А. КАМЕНСКИЙ — Безусловно. Я думаю, что к концу XX века, может быть, впервые человечество немножко хотя бы научилось учитывать свой исторический опыт. Не в полной мере, наверное, но научилось. И нам, наверное, тоже этому следует учиться.
С. БУНТМАН С другой стороны совершенно ни к чему абсолютизировать как безысходное положение то, что происходило тогда-то и тогда-то. Потому что сказать, что вся европеизация у нас окончится так, как в XVIII веке произойдет, это неправильно. Потому что мы прошли еще какую-то часть пути, потому что нет того же крепостного права, есть другие идеи, есть другой удельный вес носителей этих идей и тех, кто эти идеи практикует.
А. КАМЕНСКИЙ — Безусловно. Кроме этого и опыт XVIII века не столь пессимистичен, как иногда это представляется.
С. БУНТМАН Наталья просит назвать работу Живова, из которой Каменский приводил цитату.

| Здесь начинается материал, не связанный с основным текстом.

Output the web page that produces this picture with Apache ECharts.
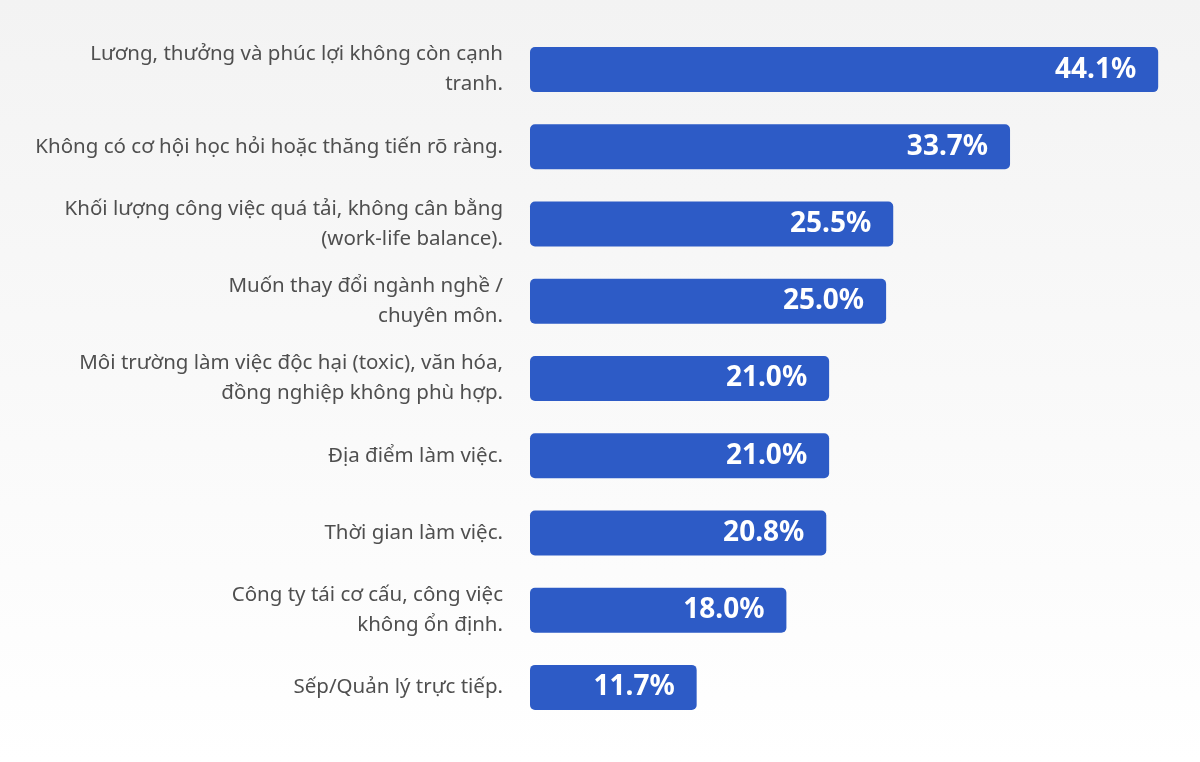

А. КАМЕНСКИЙ — Это его монография, вышедшая в 1997 году, если мне память не изменяет, я прошу прощения, если ошибусь, она называется «Русский литературный язык XVIII века». Во всяком случае, эта большая монография 40 печатных листов примерно, которая хотя по названию связана с языком, на самом деле охватывает очень широкий спектр проблем русской культуры XVIII века.
С. БУНТМАН Что до этих замечаний, что «все равно мы всех победим», это очень мне напоминает Нужно понимать, в чем мы соревнуемся. Придти с футбольным мячом на Олимпиаду по физике глупо, точно так же как и с тетрадкой, решая задачки на футбольный матч. А вот это — а за то мы всех победим, всех отвоюем, отразим любого агрессора, — это, конечно здорово.
А. КАМЕНСКИЙ — Тем более то, как наш слушатель это представил, вы опустили некоторые детали его текста, но мне это напоминает то, как Саддам Хусейн говорил о том, что он победит Америку. Никакой разницы в этом высказывании и тем я не вижу.
С. БУНТМАН Спасибо большое. Александр Каменский, подцикл мы этот завершили, и я неспроста говорил о двух юбилеях войн и связанных с этим событиях. Мы в течение этого года, наверное, года следующего будем отводить определенное внимание и Русско-японской войне и Крымской войне и тому, что связано с этими историями. Кроме того, не будем забывать темы как приходящие, так и вечные. Так что вас ждет, я думаю, в наступившем году интересная программа «Не так» на радиостанции «Эхо Москвы».